What you need to do> Determine how many lines below hold the string "script". Reply with the number alone.

[Start of The records]

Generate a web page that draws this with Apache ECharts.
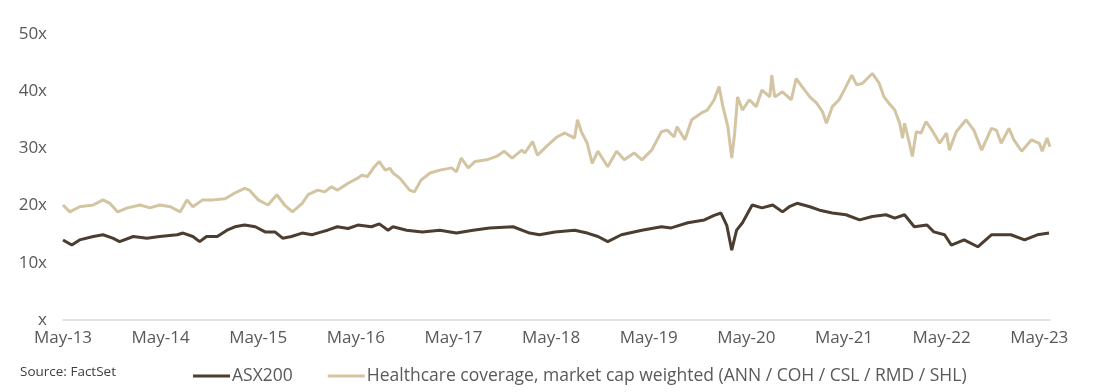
<!DOCTYPE html>
<html>
<head>
<meta charset="utf-8">
<script src="https://cdn.jsdelivr.net/npm/echarts@6/dist/echarts.min.js"></script>
<style>
html,body{margin:0;padding:0;background:#fff;}
#c{width:1094px;height:392px;}
</style>
</head>
<body>
<div id="c"></div>
<script>
// x = years since May-2013
const xTickLabels = ['May-13','May-14','May-15','May-16','May-17','May-18','May-19','May-20','May-21','May-22','May-23'];
const yTickLabels = ['x','10x','20x','30x','40x','50x'];
const seriesNames = ['ASX200','Healthcare coverage, market cap weighted (ANN / COH / CSL / RMD / SHL)'];

const asxYears = [0.00,0.09,0.17,0.31,0.41,0.51,0.58,0.72,0.86,0.99,1.17,1.23,1.33,1.40,1.47,1.58,1.68,1.76,1.86,1.97,2.07,2.17,2.25,2.34,2.45,2.55,2.65,2.71,2.81,2.92,3.02,3.16,3.24,3.33,3.38,3.52,3.68,3.86,4.03,4.20,4.37,4.61,4.78,4.88,5.04,5.24,5.37,5.48,5.58,5.72,5.93,6.13,6.23,6.40,6.57,6.67,6.74,6.80,6.85,6.90,6.96,7.03,7.06,7.16,7.27,7.37,7.44,7.52,7.65,7.75,7.88,8.02,8.16,8.29,8.43,8.52,8.62,8.72,8.85,8.92,9.03,9.10,9.23,9.37,9.51,9.71,9.85,9.98,10.10];
const asxValues = [14.0,13.1,14.0,14.6,14.9,14.3,13.7,14.6,14.3,14.6,14.9,15.2,14.6,13.7,14.6,14.6,15.7,16.3,16.6,16.3,15.4,15.4,14.3,14.6,15.2,14.9,15.4,15.7,16.3,16.0,16.6,16.3,16.8,15.7,16.3,15.7,15.4,15.7,15.2,15.7,16.1,16.3,15.2,14.9,15.4,15.7,15.2,14.6,13.7,14.9,15.7,16.3,16.1,17.0,17.5,18.3,18.7,16.5,12.2,15.7,17.0,19.2,20.1,19.6,20.1,18.9,19.8,20.4,19.8,19.2,18.7,18.4,17.5,18.1,18.4,17.8,18.4,16.3,16.6,15.4,14.9,13.1,14.0,12.8,14.9,14.9,14.0,14.9,15.2];

const hcYears = [0.00,0.07,0.17,0.31,0.41,0.48,0.56,0.66,0.79,0.89,0.99,1.10,1.20,1.27,1.33,1.43,1.54,1.66,1.76,1.86,1.91,2.00,2.10,2.19,2.27,2.35,2.45,2.51,2.61,2.68,2.75,2.81,2.92,3.02,3.06,3.12,3.19,3.24,3.30,3.35,3.38,3.45,3.55,3.60,3.67,3.76,3.86,3.98,4.03,4.08,4.15,4.22,4.34,4.44,4.52,4.60,4.70,4.73,4.81,4.86,4.95,5.06,5.14,5.24,5.27,5.31,5.37,5.42,5.48,5.58,5.67,5.75,5.85,5.93,6.03,6.13,6.19,6.26,6.29,6.37,6.44,6.54,6.60,6.67,6.72,6.76,6.81,6.85,6.88,6.91,6.96,7.03,7.10,7.16,7.24,7.26,7.29,7.37,7.46,7.51,7.57,7.65,7.72,7.78,7.82,7.88,7.95,8.02,8.08,8.13,8.19,8.29,8.36,8.41,8.46,8.52,8.57,8.60,8.62,8.67,8.70,8.74,8.79,8.84,8.90,8.98,9.05,9.08,9.15,9.25,9.33,9.41,9.51,9.56,9.61,9.69,9.74,9.82,9.92,10.00,10.03,10.08,10.11];
const hcValues = [20.1,18.9,19.8,20.1,21.0,20.4,18.9,19.6,20.1,19.6,20.1,19.8,18.9,21.0,19.8,21.0,21.0,21.2,22.2,23.0,22.7,21.0,20.1,21.9,20.1,18.9,20.4,21.9,22.7,22.4,23.3,22.7,23.9,24.8,25.3,25.1,26.8,27.7,26.2,26.5,25.7,24.8,22.7,22.4,24.5,25.7,26.2,26.6,25.9,28.3,26.6,27.7,28.0,28.6,29.5,28.3,29.7,29.2,31.2,28.8,30.3,32.0,32.7,31.8,35.0,32.9,30.9,27.4,29.5,26.8,29.5,28.0,29.2,28.0,29.7,32.9,33.2,32.0,33.8,31.5,35.0,36.2,36.7,38.5,40.8,37.3,33.8,28.3,32.7,39.0,36.7,38.5,37.3,40.2,39.0,42.8,39.0,39.9,38.5,42.2,40.8,39.0,37.9,36.4,34.4,37.3,38.5,40.8,42.8,41.1,41.4,43.1,41.4,39.0,37.9,36.7,34.4,31.8,34.4,30.9,28.6,32.9,32.7,34.7,33.2,30.9,32.7,29.7,32.9,35.0,33.2,29.7,33.5,33.2,30.9,33.5,31.5,29.5,31.5,30.9,29.5,31.8,30.3];

const pair = (xs, ys) => xs.map((x, i) => [x, ys[i]]);
const FONT = '"Open Sans", sans-serif';
const chart = echarts.init(document.getElementById('c'), null, {renderer: 'canvas'});
chart.setOption({
  animation: false,
  backgroundColor: '#ffffff',
  grid: {left: 63, right: 44, top: 34, bottom: 72},
  xAxis: {
    type: 'value', min: 0, max: 10.11, interval: 1,
    axisLine: {show: true, lineStyle: {color: '#d9d9d9', width: 1.5}},
    axisTick: {show: false},
    splitLine: {show: false},
    axisLabel: {
      color: '#595959', fontFamily: FONT, fontSize: 17, margin: 10,
      showMaxLabel: true,
      formatter: v => (Math.abs(v - Math.round(v)) < 1e-6 && xTickLabels[Math.round(v)] !== undefined) ? xTickLabels[Math.round(v)] : ''
    }
  },
  yAxis: {
    type: 'value', min: 0, max: 50, interval: 10,
    axisLine: {show: false}, axisTick: {show: false}, splitLine: {show: false},
    axisLabel: {
      color: '#595959', fontFamily: FONT, fontSize: 17, margin: 16,
      formatter: v => yTickLabels[Math.round(v / 10)]
    }
  },
  legend: {
    left: 188, top: 362,
    itemWidth: 37, itemHeight: 3, itemGap: 35,
    icon: 'rect',
    textStyle: {color: '#595959', fontFamily: FONT, fontSize: 17.5, padding: [0, 0, 0, -3]},
    data: seriesNames
  },
  graphic: [{
    type: 'text', left: 20, top: 365,
    style: {text: 'Source: FactSet', fill: '#404040', font: '13.5px "Open Sans", sans-serif'}
  }],
  series: [
    {name: seriesNames[1], type: 'line', showSymbol: false, data: pair(hcYears, hcValues),
     lineStyle: {color: '#d3c4a2', width: 3}, itemStyle: {color: '#d3c4a2'}, z: 2},
    {name: seriesNames[0], type: 'line', showSymbol: false, data: pair(asxYears, asxValues),
     lineStyle: {color: '#4b3d2f', width: 3}, itemStyle: {color: '#4b3d2f'}, z: 3}
  ]
});
</script>
</body>
</html>
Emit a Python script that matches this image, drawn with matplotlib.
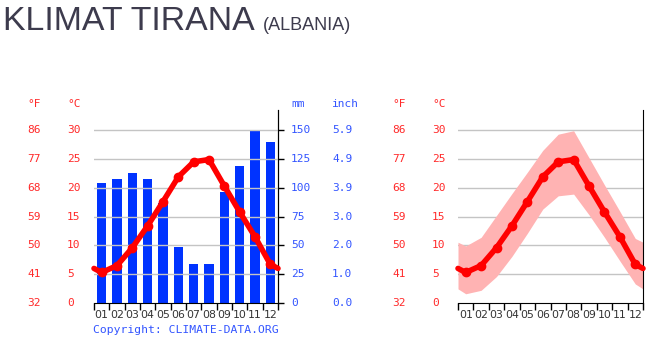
import numpy as np
import matplotlib
matplotlib.use('Agg')
import matplotlib.pyplot as plt
from matplotlib import transforms, font_manager

# data for Tirana
months = ['01', '02', '03', '04', '05', '06', '07', '08', '09', '10', '11', '12']
temp_mean = [5.3, 6.5, 9.6, 13.4, 17.6, 21.9, 24.5, 24.9, 20.3, 15.8, 11.5, 6.7]
temp_max = [9.9, 11.4, 15.2, 19.0, 22.7, 26.5, 29.3, 29.9, 25.2, 20.5, 15.9, 11.2]
temp_min = [1.6, 2.2, 4.6, 8.1, 12.1, 16.3, 18.6, 18.9, 15.3, 11.4, 7.3, 3.3]
precip_mm = [104, 108, 113, 108, 87, 49, 34, 34, 96, 119, 150, 140]
celsius_ticks = [0, 5, 10, 15, 20, 25, 30]
mm_ticks = [0, 25, 50, 75, 100, 125, 150]

RED = '#ff0000'
LABEL_RED = '#ff2a2a'
BAR_BLUE = '#0033ff'
LABEL_BLUE = '#3355ff'
GRID = '#c4c4c4'
MONO = 'DejaVu Sans Mono'

W, H = 654, 362
fig = plt.figure(figsize=(W / 100, H / 100), dpi=100)

def narrow_font():
    # arial narrow look-alike if it's there, else shrink plain liberation
    try:
        font_manager.findfont('Liberation Sans Narrow', fallback_to_default=False)
        return ['Liberation Sans Narrow'], 26, 14.5
    except Exception:
        return ['Liberation Sans'], 24.4, 13

tfont, tsize, ssize = narrow_font()
fig.text(3 / W, 1 - 30 / H, 'KLIMAT TIRANA', fontsize=tsize, family=tfont,
         color='#3d3b4d', va='baseline', ha='left')
fig.text(263 / W, 1 - 30 / H, '(ALBANIA)', fontsize=ssize, family=tfont,
         color='#3d3b4d', va='baseline', ha='left')

x = np.arange(1, 13)
ytop = 33.5
# wrap the curves to the plot edges with the dec/jan average
xe = np.concatenate([[0.5], x, [12.5]])
def wrap(v):
    e = (v[0] + v[-1]) / 2
    return np.concatenate([[e], v, [e]])

def setup(ax):
    ax.set_xlim(0.5, 12.5)
    ax.set_ylim(0, ytop)
    for s in ['left', 'top']:
        ax.spines[s].set_visible(False)
    ax.spines['bottom'].set_color('black')
    ax.spines['right'].set_color('black')
    ax.set_yticks([])
    ax.set_xticks(np.arange(0.5, 13, 1))
    ax.set_xticklabels([])
    ax.tick_params(axis='x', length=5, width=1, direction='out')
    ax.set_xticks(x, minor=True)
    ax.set_xticklabels(months, minor=True, fontsize=7.8, color='#333333')
    ax.tick_params(axis='x', which='minor', length=0, pad=5)
    for c in celsius_ticks[1:]:
        ax.axhline(c, color=GRID, lw=1, zorder=0)

def temp_labels(ax, xf, xc):
    tr = transforms.blended_transform_factory(fig.transFigure, ax.transData)
    for c in celsius_ticks:
        f = round(c * 9 / 5 + 32)
        ax.text(xf / W, c, str(f), transform=tr, color=LABEL_RED, family=MONO,
                fontsize=8, ha='left', va='center')
        ax.text(xc / W, c, str(c), transform=tr, color=LABEL_RED, family=MONO,
                fontsize=8, ha='left', va='center')
    fig.text(xf / W, 1 - 104 / H, '°F', color=LABEL_RED, family=MONO, fontsize=8, va='center')
    fig.text(xc / W, 1 - 104 / H, '°C', color=LABEL_RED, family=MONO, fontsize=8, va='center')

bottom = (H - 303) / H
height = (303 - 110) / H

# left: climate chart
ax1 = fig.add_axes([94 / W, bottom, 184 / W, height])
setup(ax1)
ax2 = ax1.twinx()
ax2.set_ylim(0, ytop * 5)
ax2.bar(x, precip_mm, width=0.6, color=BAR_BLUE, zorder=2)
ax2.set_yticks(mm_ticks)
ax2.set_yticklabels([])
ax2.tick_params(axis='y', length=4, width=1, direction='out', color='black')
for s in ['left', 'top', 'bottom']:
    ax2.spines[s].set_visible(False)
ax2.spines['right'].set_color('black')
ax1.set_zorder(ax2.get_zorder() + 1)
ax1.patch.set_visible(False)
ax1.plot(xe, wrap(np.array(temp_mean)), color=RED, lw=4, solid_capstyle='round',
         solid_joinstyle='round', zorder=3, clip_on=False)
ax1.plot(x, temp_mean, 'o', color=RED, ms=6, zorder=4)
temp_labels(ax1, 27, 67)

tr2 = transforms.blended_transform_factory(fig.transFigure, ax2.transData)
for m in mm_ticks:
    ax2.text(291 / W, m, str(m), transform=tr2, color=LABEL_BLUE, family=MONO,
             fontsize=8, ha='left', va='center')
    ax2.text(332 / W, m, '%.1f' % (m / 25.4), transform=tr2, color=LABEL_BLUE,
             family=MONO, fontsize=8, ha='left', va='center')
fig.text(291 / W, 1 - 104 / H, 'mm', color=LABEL_BLUE, family=MONO, fontsize=8, va='center')
fig.text(332 / W, 1 - 104 / H, 'inch', color=LABEL_BLUE, family=MONO, fontsize=8, va='center')
fig.text(186 / W, 1 - 330 / H, 'Copyright: CLIMATE-DATA.ORG', color=LABEL_BLUE,
         family=MONO, fontsize=8.2, ha='center', va='center')

# right: temperature range chart
ax3 = fig.add_axes([458 / W, bottom, 185 / W, height])
setup(ax3)
ax3.fill_between(xe, wrap(np.array(temp_min)), wrap(np.array(temp_max)),
                 color='#ffb3b3', lw=0, zorder=1)
ax3.plot(xe, wrap(np.array(temp_mean)), color=RED, lw=4, solid_capstyle='round',
         solid_joinstyle='round', zorder=3, clip_on=False)
ax3.plot(x, temp_mean, 'o', color=RED, ms=6, zorder=4)
temp_labels(ax3, 392, 432)

fig.savefig('out.png', dpi=100)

[End of The records]

Final answer> 4